But the lonely, troubled man with a history of violence and mental problems was a misfit at the Palace Backpacker Hostel. There he was surrounded by younger people, many of them well-educated and from affluent, middle-class backgrounds. Long drank with some of the travellers and joined in their barbecues but, according to evidence given at his trial, he loathed and resented them.

Despite having a bed in one of the dormitories, he preferred to sleep on the couch in the television room, where he started the fire in June 2000. Survivors and locals testified that he made threats, both general and specific, against the backpackers. He harboured a particular dislike for an Indian man, Vishal Tomar, whom he threatened to kill on two occasions.

Born in Sydney, he was adopted by Norma and Sid Long, a self-effacing couple who sat quietly in the public gallery, heads bowed, for much of the 19-day trial.

Long's first encounter with the police came while still a boy, when he was caught stealing women's underwear from clothes lines. He became involved in petty crime and drifted from place to place. As the years passed, the charges became more serious, and in 1991 he was found guilty of assault and malicious damage.

The following year, he was sentenced to six months in a maximum-security prison after assaulting his common-law wife, Christine Campbell, with whom he had a daughter, Kirra. The couple became estranged, and in 1993 he was jailed for four years for child abduction and assault after kidnapping Kirra and trying to strangle her.

After his release in 1997, he tracked Ms Campbell to Darwin and tried to set fire to her caravan while she and her three daughters slept inside.

In Childers, Long boasted to the backpackers about his criminal record and claimed to be on the run. Working alongside them in the fields, he swigged rum from a bottle.

Darren Cameron, from Brisbane, said: "During the first few weeks, I used to drink with him. I thought he was really friendly. After a while, you could tell he was mixed up with different personalities. He was a different person every night."

A small, bearded man, Long became a familiar figure in the town's pubs and befriended a barman in the Hotel Childers, opposite the hostel. It was there that he left one of two suicide notes that he penned in an apparent attempt to draw attention to himself. "I'm going to take my own life due to the fact that I've got cancer of the lungs," he wrote in one, using red ink.

Relations soon soured between Long and his fellow workers; he was abusive to them, and was overheard by one Englishman, Keith O'Brien, saying that he planned to burn the building down. One English couple said he warned them to leave their door and windows open.

He told Kerris Rex, a Childers man with whom he occasionally drank, that "if the locals didn't start bashing some of these backpackers to drive them out of town", he would oblige.

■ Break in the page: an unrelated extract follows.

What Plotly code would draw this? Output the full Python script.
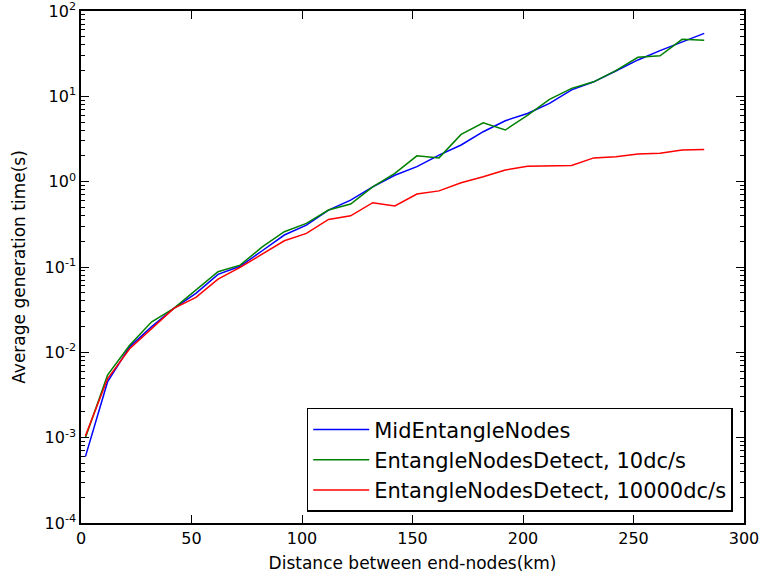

Long was the prime suspect from the moment that Queensland police began interviewing shaken survivors of the fire that gutted the two-storey wooden building. Although he had left the Palace a week earlier, he was seen in and around the hostel that night.

He fled the town and was arrested five days later in bushland a few miles south of Childers after being tracked by police with dogs. A struggle ensued during which police shot him in the arm after he lunged at one officer with a knife.

Believing himself fatally wounded, Long told police: "I'm dying anyway. I started that fire." One of the officers scrawled the confession on a 10-dollar note.